Tram

A tram in Moscow, which has one of the largest existing tram networks in the world
Streetcars in Toronto--a city that operates the largest streetcar system in North America.
A double deck tram in London, 1910. Double decker trams were commonplace in Great Britain and Dublin before tramways were torn up in the 1950s and 1960s
A PESA 120N light rail vehicle in Warsaw
A double-decker tram in Hong Kong

A tram (tramcar, trolley, or streetcar) is a passenger vehicle that is like a light train. It carries people to places within a city. Because a single tram can carry many people at the same time, riding on a tram instead of driving a car is a good way to help prevent pollution and stop the roads getting too busy.

The word tram is used mainly outside North America, while within North America these vehicles are called streetcars or trolleys as they run mainly on streets.

More modern and larger trams manufactured since the 1970s, such as the one in the second picture from Warsaw, are called light rail vehicles. These vehicles are bigger because they are very often made of two or more parts, with a bendy section in the middle which works like a human joint. In railway jargon, these types of vehicles are called "articulated". These may sometimes have their own right-of-way instead of traveling on the street and their stops are usually farther apart than the stops of trams so that they can travel faster.

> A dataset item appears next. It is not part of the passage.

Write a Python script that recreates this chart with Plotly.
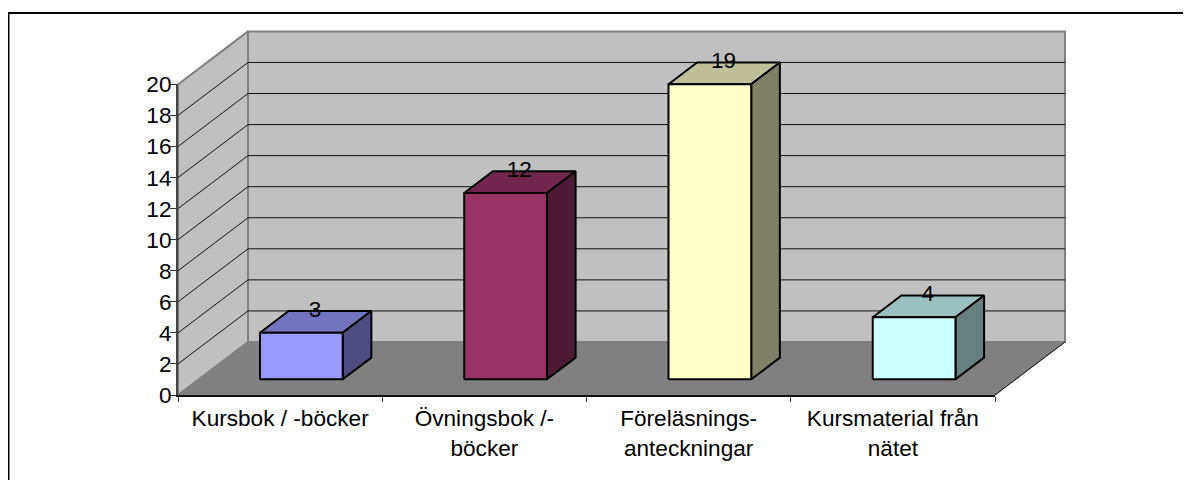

On Market Street in San Francisco, vintage streetcars from the 1910s through the 1940s, called "historic streetcars" (the F Market line), that travel on the street are a popular tourist attraction. Another city whose trams are highly used by tourists is Hong Kong, because here the trams have two floors which is very rare in the world.

The largest tram networks in the world are in: Melbourne, St. Petersburg, Amsterdam, Berlin, Moscow and Vienna.

History

 
Tram networks around the world:[1]      Countries with tram networks      Countries without tram networks

Trams first came into use in the 1890s, when they replaced horsecars--streetcars drawn by horses.

In the 1910s to 1930s, in many metropolitan areas in North America, there were special bigger and longer streetcars that traveled long distances to distant suburbs on what were called interurban lines. These streetcar lines sometimes had "dedicated tracks" with their own right-of-way (land surrounding the tracks) and made fewer local stops.

In the late 1940s and early 1950s, in the United States, there was a conspiracy by Standard Oil, General Motors, and Firestone Rubber. They formed a company called National City Lines to buy streetcar systems, tear up the tracks, and replace them with buses in almost all the cities in North America. They did this so they could make bigger profits by selling more oil, buses, cars and rubber tires. Because of this, it was necessary to spend hundreds of millions of dollars of public funds in the 1980s and 1990s to reconstruct the streetcar systems as light rail systems using light rail vehicles. This conspiracy is somewhat referred to in the 1988 film Who Framed Roger Rabbit.